Pep Guardiola “trusts” Manchester City as they again defended themselves from accusations they have tried to cheat European football’s Financial Fair Play rules.
Last week, German magazine Der Spiegel published a story which claimed the Premier League leaders struck a secret deal with European football’s governing body UEFA in 2014 to avoid a potential Champions League ban for breaching FFP regulations.
City said at the time the original magazine article was published that they would not be commenting and that the attempt to damage their reputation was “organised and clear”.
On Monday, Der Spiegel published a new article on what it alleges are City’s attempts to deceive UEFA by channelling millions of pounds of their owner Sheikh Mansour’s immense wealth into the club via their Abu Dhabi-based sponsors.
LaLiga, the Spanish top flight, has said that if UEFA does not act, it will “launch a complaint with EU competition authorities” and said it could not rule out calling for an investigation.

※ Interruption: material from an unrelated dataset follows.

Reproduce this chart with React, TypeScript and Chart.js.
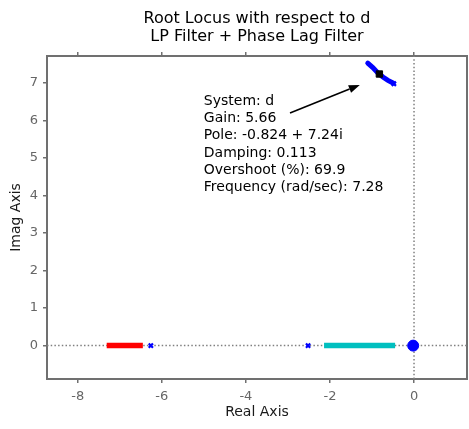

Manager Guardiola was asked about the claims at a press conference to preview Wednesday’s Champions League clash with Shakhtar Donetsk, and said: “The club has made a statement on Friday about what happened, stolen emails. Of course I trust the club, what they have done.
“Of course we want to follow the rules. UEFA, FIFA and the Premier League, they do what they have to do. Believe me, I’m completely honest, I don’t know what happened, I’m a manager, focused on the pitch, the locker room.
“I am a manager. I’m completely out of how we handle this situation. I’m part of the club, I support the club. We want to do what we have to do in terms of the rules.
Guardiola added that City “have to live with” suggestions they have bought their success, but that he considered that view “completely wrong”.
Citing emails between City bosses that it claims to have obtained, Der Spiegel alleges that Sheikh Mansour, a senior member of Abu Dhabi’s royal family, has been topping up City’s already lucrative sponsorship deals with Emirati companies with his own money – which if true would be a clear breach of FFP’s rules against “related parties” pumping cash into clubs.
The second part of Der Spiegel’s series was released on Tuesday and alleged that City set up a project group to circumvent FFP rules. City responded to Der Spiegel’s latest report by reissuing the statement they first released last week.
UEFA said it “cannot comment on specific cases due to confidentiality obligations” but the governing body is certain to come under pressure in the coming weeks to reopen its FFP investigation into City’s finances.